Meet The Man Who Made Dentures Out Of Deer Teeth
Backwoods Wizard Francis Wharton—Tooth Doc Wildcatting Grizzly Hunter
For most hunters, the thrill of the adventure is the main motivation for a hunting lifestyle and access to fresh, organic meat. But what happens when age catches up with you, leaving you without one of the most critical components needed to break down your harvest? I’m referring to your chompers, AKA teeth! Well if you’re Francis Wharton, an innovative hunter from British Columbia, Canada, you use a combination of ingenuity, resourcefulness, and what nature provides to solve your dental problem.
Francis Wharton was a jack-of-all-trades who was known to be able to fix anything. He would go on to create one of the most remarkable sets of dentures known to dentistry on top of being a wildcat genius who created custom big-bore handguns and cartridges for defense against his nemesis—the almighty Grizzly Bear.
Meet The Backwoods Wizard
“Snortin’ Wharton,” as his friends called him, was born in Formby, England on March 13, 1902. He later moved with his family outside Edmonton, Alberta to homestead when he was just a toddler. He grew up with no formal education or training and lots of hard work. One of his famous quotes was, “My pals were poverty, ignorance and starvation.” An avid outdoorsman from a young age, he killed his first bear at the age of eight and began tinkering with gunsmithing at around the same age.
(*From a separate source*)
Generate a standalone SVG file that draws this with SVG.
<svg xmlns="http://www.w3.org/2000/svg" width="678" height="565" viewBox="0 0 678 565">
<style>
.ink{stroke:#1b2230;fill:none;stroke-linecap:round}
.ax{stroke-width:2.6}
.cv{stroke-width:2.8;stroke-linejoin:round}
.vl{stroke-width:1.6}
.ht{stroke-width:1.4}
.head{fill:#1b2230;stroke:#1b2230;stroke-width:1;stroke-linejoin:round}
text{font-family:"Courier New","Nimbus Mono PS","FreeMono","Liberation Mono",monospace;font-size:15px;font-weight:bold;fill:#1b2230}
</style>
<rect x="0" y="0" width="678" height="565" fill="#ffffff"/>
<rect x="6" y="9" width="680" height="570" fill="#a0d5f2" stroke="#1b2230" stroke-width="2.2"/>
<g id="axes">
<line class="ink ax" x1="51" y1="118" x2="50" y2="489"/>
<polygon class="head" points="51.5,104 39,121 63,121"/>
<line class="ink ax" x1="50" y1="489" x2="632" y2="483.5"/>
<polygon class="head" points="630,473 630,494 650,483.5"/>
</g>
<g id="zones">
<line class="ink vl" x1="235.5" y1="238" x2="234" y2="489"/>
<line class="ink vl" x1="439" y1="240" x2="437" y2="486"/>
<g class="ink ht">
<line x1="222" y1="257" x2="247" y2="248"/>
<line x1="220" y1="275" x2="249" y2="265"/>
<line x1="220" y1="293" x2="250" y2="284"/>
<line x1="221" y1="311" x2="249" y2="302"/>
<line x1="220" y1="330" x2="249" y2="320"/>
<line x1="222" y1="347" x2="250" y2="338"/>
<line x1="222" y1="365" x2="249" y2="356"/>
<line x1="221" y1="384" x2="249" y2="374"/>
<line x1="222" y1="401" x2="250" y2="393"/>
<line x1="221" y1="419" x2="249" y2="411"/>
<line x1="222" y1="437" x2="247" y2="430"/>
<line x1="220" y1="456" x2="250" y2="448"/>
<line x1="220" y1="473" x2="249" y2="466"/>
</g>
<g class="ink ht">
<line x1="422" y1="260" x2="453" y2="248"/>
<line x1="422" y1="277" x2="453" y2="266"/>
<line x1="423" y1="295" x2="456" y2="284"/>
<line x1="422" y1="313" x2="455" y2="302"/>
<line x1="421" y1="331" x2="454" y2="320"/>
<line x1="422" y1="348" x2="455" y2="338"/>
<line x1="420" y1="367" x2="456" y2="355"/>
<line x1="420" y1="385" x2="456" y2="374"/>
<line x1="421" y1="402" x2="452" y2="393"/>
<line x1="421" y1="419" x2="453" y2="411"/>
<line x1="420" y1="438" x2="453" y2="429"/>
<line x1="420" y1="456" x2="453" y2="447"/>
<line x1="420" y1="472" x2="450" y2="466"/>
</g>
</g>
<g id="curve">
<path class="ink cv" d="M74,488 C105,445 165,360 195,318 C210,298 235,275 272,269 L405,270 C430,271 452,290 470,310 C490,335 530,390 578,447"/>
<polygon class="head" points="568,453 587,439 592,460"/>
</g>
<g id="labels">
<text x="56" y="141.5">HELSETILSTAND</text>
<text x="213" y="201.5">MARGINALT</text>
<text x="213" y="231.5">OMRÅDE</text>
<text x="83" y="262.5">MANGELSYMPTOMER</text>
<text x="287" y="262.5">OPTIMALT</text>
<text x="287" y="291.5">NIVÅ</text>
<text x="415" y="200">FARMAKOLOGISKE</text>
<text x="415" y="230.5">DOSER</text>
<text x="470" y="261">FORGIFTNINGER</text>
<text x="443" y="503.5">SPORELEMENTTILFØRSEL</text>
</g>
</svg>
In 1930 he left and went to the Rockies to “try a little big game hunting” arriving in Dunn Lake B.C in 1945.
In 1960, Wharton was described as a “stocky, intense man with graying hair who has trapped, farmed, invented everything from a snowmobile to a micro oiler and now subsists on trapping, a bit of gunsmithing and odd jobs he can get.”
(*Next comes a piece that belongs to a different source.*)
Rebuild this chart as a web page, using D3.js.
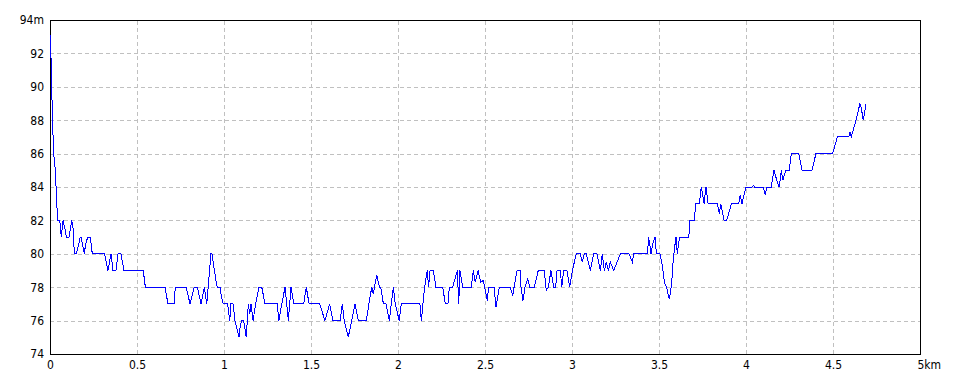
<!DOCTYPE html>
<html>
<head>
<meta charset="utf-8">
<script src="https://cdn.jsdelivr.net/npm/d3@7"></script>
<style>
    html, body { margin: 0; padding: 0; background: #fff; }
    svg { display: block; }
    .tick text { font-family: "Liberation Sans Narrow", "DejaVu Sans Condensed", "Liberation Sans", sans-serif; font-size: 12px; fill: #000; }
</style>
</head>
<body>
<svg id="chart" width="960" height="384"></svg>
<script>
// distance along the route, km
const distKm = [
    0.000, 0.006, 0.011, 0.017, 0.023, 0.029, 0.034, 0.040, 0.046, 0.056,
    0.065, 0.075, 0.086, 0.094, 0.109, 0.117, 0.125, 0.132, 0.140, 0.151,
    0.163, 0.174, 0.178, 0.186, 0.197, 0.205, 0.217, 0.232, 0.243, 0.314,
    0.333, 0.351, 0.362, 0.379, 0.391, 0.408, 0.425, 0.536, 0.548, 0.661,
    0.678, 0.713, 0.720, 0.782, 0.805, 0.829, 0.847, 0.868, 0.887, 0.901,
    0.925, 0.931, 0.939, 0.947, 0.954, 0.961, 0.977, 0.984, 0.996, 1.011,
    1.021, 1.033, 1.040, 1.052, 1.063, 1.086, 1.094, 1.102, 1.113, 1.128,
    1.140, 1.148, 1.155, 1.167, 1.182, 1.201, 1.217, 1.236, 1.305, 1.316,
    1.332, 1.351, 1.370, 1.385, 1.401, 1.458, 1.473, 1.489, 1.550, 1.580,
    1.607, 1.626, 1.668, 1.680, 1.691, 1.714, 1.734, 1.753, 1.772, 1.818,
    1.833, 1.849, 1.858, 1.870, 1.878, 1.885, 1.893, 1.901, 1.916, 1.931,
    1.950, 1.973, 1.984, 2.007, 2.019, 2.126, 2.134, 2.153, 2.168, 2.176,
    2.184, 2.203, 2.218, 2.257, 2.272, 2.287, 2.295, 2.314, 2.341, 2.349,
    2.356, 2.372, 2.421, 2.433, 2.444, 2.460, 2.475, 2.490, 2.513, 2.521,
    2.552, 2.563, 2.582, 2.644, 2.659, 2.667, 2.684, 2.703, 2.707, 2.718,
    2.730, 2.745, 2.757, 2.783, 2.806, 2.841, 2.852, 2.864, 2.879, 2.895,
    2.906, 2.914, 2.933, 2.941, 2.952, 2.971, 2.987, 3.002, 3.025, 3.048,
    3.059, 3.071, 3.082, 3.105, 3.125, 3.144, 3.163, 3.174, 3.186, 3.197,
    3.209, 3.220, 3.240, 3.278, 3.328, 3.347, 3.355, 3.435, 3.439, 3.447,
    3.454, 3.462, 3.470, 3.477, 3.485, 3.506, 3.517, 3.525, 3.533, 3.544,
    3.552, 3.559, 3.567, 3.575, 3.582, 3.590, 3.598, 3.605, 3.613, 3.621,
    3.671, 3.678, 3.705, 3.709, 3.732, 3.743, 3.759, 3.770, 3.782, 3.835,
    3.847, 3.855, 3.874, 3.889, 3.916, 3.958, 3.966, 3.977, 4.000, 4.034,
    4.042, 4.050, 4.099, 4.111, 4.119, 4.145, 4.161, 4.177, 4.191, 4.203,
    4.211, 4.230, 4.249, 4.260, 4.303, 4.322, 4.379, 4.402, 4.498, 4.525,
    4.590, 4.598, 4.605, 4.632, 4.655, 4.663, 4.674, 4.690
];

// elevation, m
const elevM = [
    93.1, 91.7, 89.4, 87.2, 85.8, 85.2, 84.2, 82.8, 82, 82,
    81, 82, 81.5, 81, 81, 81.5, 82, 81.6, 80, 80,
    80.5, 81, 81, 80.6, 80, 80.6, 81, 81, 80, 80,
    79, 80, 79, 79, 80, 80, 79, 79, 78, 78,
    77, 77, 78, 78, 77, 78, 78, 77, 78, 77,
    80, 80, 79.4, 78.9, 78.4, 78, 78, 77.5, 77, 77,
    77, 76, 77, 77, 76, 75, 75.7, 76, 76, 75,
    77, 76.4, 77, 76, 77, 78, 78, 77, 77, 76,
    77, 78, 76, 78, 77, 77, 78, 77, 77, 76,
    77, 76, 76, 77, 76, 75, 76, 77, 76, 76,
    77, 78, 77.6, 78.3, 78.7, 78.4, 78, 78, 77, 77,
    76, 78, 77, 76, 77, 77, 76, 78, 79, 78,
    79, 79, 78, 78, 77, 77, 78, 78, 79, 77,
    79, 78, 78, 79, 78.3, 79, 78.3, 78.4, 77.2, 78,
    78, 76.8, 78, 78, 77.5, 78, 79, 79, 78, 77.2,
    78, 78.5, 78, 78, 79, 79, 77.8, 78, 79, 78,
    78, 79, 79, 78, 79, 79, 78, 79, 80, 80,
    79.5, 80, 80, 79, 80, 80, 79, 80, 79, 79.5,
    79, 79.5, 79, 80, 80, 79.5, 80, 80, 81, 80.6,
    80, 80.5, 80.8, 81, 80, 80, 79.4, 78.8, 78.2, 78,
    77.6, 77.3, 77.7, 78.6, 79.7, 80.4, 81, 80, 80.7, 81,
    81, 82, 82, 83, 83, 84, 83, 84, 83, 83,
    82.4, 83, 82, 82, 83, 83, 83.5, 83, 84, 84,
    84.1, 84, 84, 83.5, 84, 84, 85, 84.4, 84, 85,
    84.4, 85, 85, 86, 86, 85, 85, 86, 86, 87,
    87, 87.3, 87, 88, 89, 88.7, 88, 89
];

const xTicks = [0, 0.5, 1, 1.5, 2, 2.5, 3, 3.5, 4, 4.5, 5];
const yTicks = [74, 76, 78, 80, 82, 84, 86, 88, 90, 92, 94];
const xUnit = 'km';
const yUnit = 'm';

const margin = {top: 20, right: 40, bottom: 30, left: 50};
const width = 960 - margin.left - margin.right;
const height = 384 - margin.top - margin.bottom;

const svg = d3.select('#chart');
const g = svg.append('g')
    .attr('transform', 'translate(' + margin.left + ',' + margin.top + ')');

const x = d3.scaleLinear().domain([0, 5]).range([0, width]);
const y = d3.scaleLinear().domain([74, 94]).range([height, 0]);

// grid + labels, y
const yAxis = g.append('g')
    .call(d3.axisLeft(y)
        .tickValues(yTicks)
        .tickSize(-width)
        .tickSizeOuter(0)
        .tickPadding(6)
        .tickFormat((d) => d === 94 ? d + yUnit : d));

// grid + labels, x
const xAxis = g.append('g')
    .attr('transform', 'translate(0,' + height + ')')
    .call(d3.axisBottom(x)
        .tickValues(xTicks)
        .tickSize(-height)
        .tickSizeOuter(0)
        .tickPadding(6)
        .tickFormat((d) => d === 5 ? d + xUnit : d));

[xAxis, yAxis].forEach((ax) => {
    ax.select('.domain').remove();
    ax.selectAll('.tick line')
        .attr('stroke', '#c0c0c0')
        .attr('stroke-dasharray', '4,3')
        .attr('shape-rendering', 'crispEdges');
});
// the end ticks sit on the frame
yAxis.selectAll('.tick line').filter((d) => d === 74 || d === 94).remove();
xAxis.selectAll('.tick line').filter((d) => d === 0 || d === 5).remove();

// keep the number centred on the last tick, unit hangs to the right
xAxis.selectAll('.tick text').filter((d) => d === 5)
    .attr('text-anchor', 'start')
    .attr('x', -3);

// frame
g.append('rect')
    .attr('x', 0.5)
    .attr('y', 0.5)
    .attr('width', width)
    .attr('height', height)
    .attr('fill', 'none')
    .attr('stroke', '#000')
    .attr('shape-rendering', 'crispEdges');

const line = d3.line()
    .x((d) => x(d[0]))
    .y((d) => y(d[1]));

g.append('path')
    .datum(d3.zip(distKm, elevM))
    .attr('d', line)
    .attr('fill', 'none')
    .attr('stroke', '#0000ff')
    .attr('stroke-width', 1)
    .attr('shape-rendering', 'crispEdges');
</script>
</body>
</html>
Making Dentures Out Of Deer Teeth
Living in isolation and financially strapped, Wharton found himself in a predicament when his teeth began falling out. Wharton was mostly subscient and his diet consisted mostly of game meat—making his teeth essential. As one might expect from a man known as The Backwoods Wizard, Wharton wasn’t about to pay a dentist for something he thought he could fix himself.
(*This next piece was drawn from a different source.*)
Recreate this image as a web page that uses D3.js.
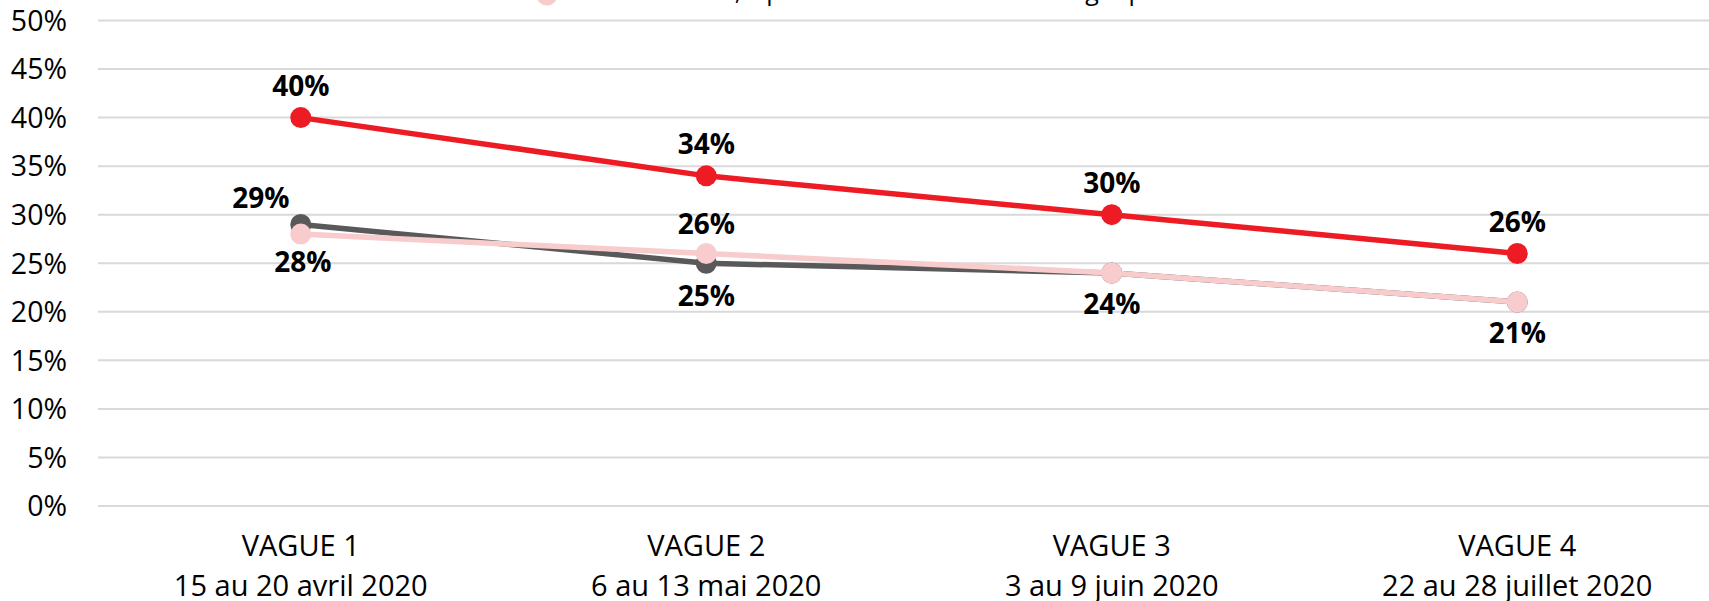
<!DOCTYPE html>
<html>
<head>
<meta charset="utf-8">
<script src="https://cdn.jsdelivr.net/npm/d3@7"></script>
<style>
  body { margin: 0; background: #fff; }
  svg text { font-family: "Open Sans", sans-serif; }
</style>
</head>
<body>
<div id="my_dataviz"></div>
<script>
// data
var waves = ["VAGUE 1", "VAGUE 2", "VAGUE 3", "VAGUE 4"]
var dates = ["15 au 20 avril 2020", "6 au 13 mai 2020", "3 au 9 juin 2020", "22 au 28 juillet 2020"]
var redValues = [40, 34, 30, 26]
var greyValues = [29, 25, 24, 21]
var pinkValues = [28, 26, 24, 21]
var yTicks = [0, 5, 10, 15, 20, 25, 30, 35, 40, 45, 50]
var legendLabel = "Moral en baisse, depuis le début de la crise sanitaire du groupe"

var width = 1709
    height = 601

var svg = d3.select("#my_dataviz")
  .append("svg")
    .attr("width", width)
    .attr("height", height)

var x = d3.scalePoint()
  .domain(waves)
  .range([98, 1720])
  .padding(0.5)

var y = d3.scaleLinear()
  .domain([0, 50])
  .range([506, 20.5])

// gridlines
svg.selectAll(".grid")
  .data(yTicks)
  .enter()
  .append("line")
    .attr("x1", 98)
    .attr("x2", width)
    .attr("y1", function(d) { return y(d) })
    .attr("y2", function(d) { return y(d) })
    .attr("stroke", "#d9d9d9")
    .attr("stroke-width", 2)

// y axis labels
svg.selectAll(".ytick")
  .data(yTicks)
  .enter()
  .append("text")
    .attr("x", 67)
    .attr("y", function(d) { return y(d) })
    .attr("dy", "0.36em")
    .attr("text-anchor", "end")
    .style("font-size", "28.5px")
    .style("fill", "#000")
    .text(function(d) { return d + "%" })

// x axis labels, two lines each
var xl = svg.selectAll(".xlab")
  .data(waves)
  .enter()
  .append("text")
    .attr("text-anchor", "middle")
    .style("font-size", "29px")
    .style("fill", "#000")
xl.append("tspan")
  .attr("x", function(d) { return x(d) })
  .attr("y", 556)
  .text(function(d) { return d })
xl.append("tspan")
  .attr("x", function(d) { return x(d) })
  .attr("y", 596)
  .text(function(d, i) { return dates[i] })

// series, drawn bottom to top; label offsets per point (dx, dy from the marker)
var series = [
  { name: "red", values: redValues, color: "#ed1c24",
    labels: [[0, -22], [0, -22], [0, -22], [0, -22]] },
  { name: "grey", values: greyValues, color: "#595959",
    labels: [[-40, -16], [0, 43], [0, 41], [0, 41]] },
  { name: "pink", values: pinkValues, color: "#f8cbcc",
    labels: [[2, 38], [0, -20], null, null] }
]

var line = d3.line()
  .x(function(d, i) { return x(waves[i]) })
  .y(function(d) { return y(d) })

series.forEach(function(s) {
  svg.append("path")
    .datum(s.values)
    .attr("d", line)
    .attr("fill", "none")
    .attr("stroke", s.color)
    .attr("stroke-width", 5.5)

  svg.selectAll(".dot-" + s.name)
    .data(s.values)
    .enter()
    .append("circle")
      .attr("cx", function(d, i) { return x(waves[i]) })
      .attr("cy", function(d) { return y(d) })
      .attr("r", 10.5)
      .attr("fill", s.color)
})

series.forEach(function(s) {
  svg.selectAll(".lab-" + s.name)
    .data(s.values.map(function(v, i) { return { v: v, i: i, off: s.labels[i] } })
      .filter(function(d) { return d.off }))
    .enter()
    .append("text")
      .attr("x", function(d) { return x(waves[d.i]) + d.off[0] })
      .attr("y", function(d) { return y(d.v) + d.off[1] })
      .attr("text-anchor", "middle")
      .style("font-size", "28px")
      .style("font-weight", "bold")
      .style("fill", "#000")
      .text(function(d) { return d.v + "%" })
})

// legend, mostly cut off at the top of the picture
svg.append("circle")
  .attr("cx", 547)
  .attr("cy", -5)
  .attr("r", 10.5)
  .attr("fill", "#f8cbcc")
svg.append("text")
  .attr("x", 592)
  .attr("y", 0)
  .attr("textLength", 563)
  .attr("lengthAdjust", "spacing")
  .style("font-size", "25px")
  .style("fill", "#000")
  .text(legendLabel)
</script>
</body>
</html>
Wharton went out that day and killed a whitetail buck. He butchered the deer and when finished, he set upon the deer’s teeth, removing them with pliers. He then set to work on each tooth, carefully filing each one to allow them to fit into the mold he had fabricated himself.
In the late 1950s, he was quoted in a local paper saying, “I ate the buck with the buck’s own teeth! They work like a charm! They’ve caused no irritation and I wear them all the time, even to bed.”
In that same interview, he detailed how it took about three hours to file and grind the buck’s teeth into the right size. He used plastic wood for the plate, molding it around the roof of his mouth. Household cement held the teeth in place. The complete upper dentures were used for three years, a testament to his engineering prowess. Reportedly, they worked very well with only one tooth cracking after chewing on a reportedly tough piece of bear meat.
The final full upper denture was described by the Museum of Health Care in Kingston, Ontario as “loose, dark and dirty.” Amazingly, this wasn’t Wharton’s first shot in dentistry. In 1933, he had been forced to fix some teeth that had fallen out using pieces of moose antler and spruce pitch to hold everything in place.
Wildcat: The .38 Wharton Magnum
Almost as noteworthy as his engineering skills was his blood feud with the local grizzly population. With one bear taking a swipe at him leaving him concussed and another that ate his pet ram. The first conflict sparked the creation of the .38 Wharton Magnum cartridge and for the later transgression, Wharton was said to have killed seven bears in revenge.
When Wharton was attacked he was able to grab his .22 pistol and shoot the bear in the mouth causing it to turn and flee but not before it swiped at his head leaving him concussed.
Following the encounter, Francis Wharton began thinking of a way to have the stopping power of a rifle with the maneuverability of a handgun. He began with a .45-inch diameter cartridge case like the .270 or .30-06 which he cut short and necked down to a .38 and filled with powder creating the .38 Wharton Magnum, matching it with a reinforced frame of a Colt 45.
The result was a devastatingly powerful cartridge in a semi-automatic pistol. Although they were just his own estimates, the .38 Wharton was said to be equal to a .300 Savage rifle with double the power of a .44 magnum. A quintessential jack-of-all-trades with achievements certainly fitting of someone given the nickname of The Backwoods Wizard.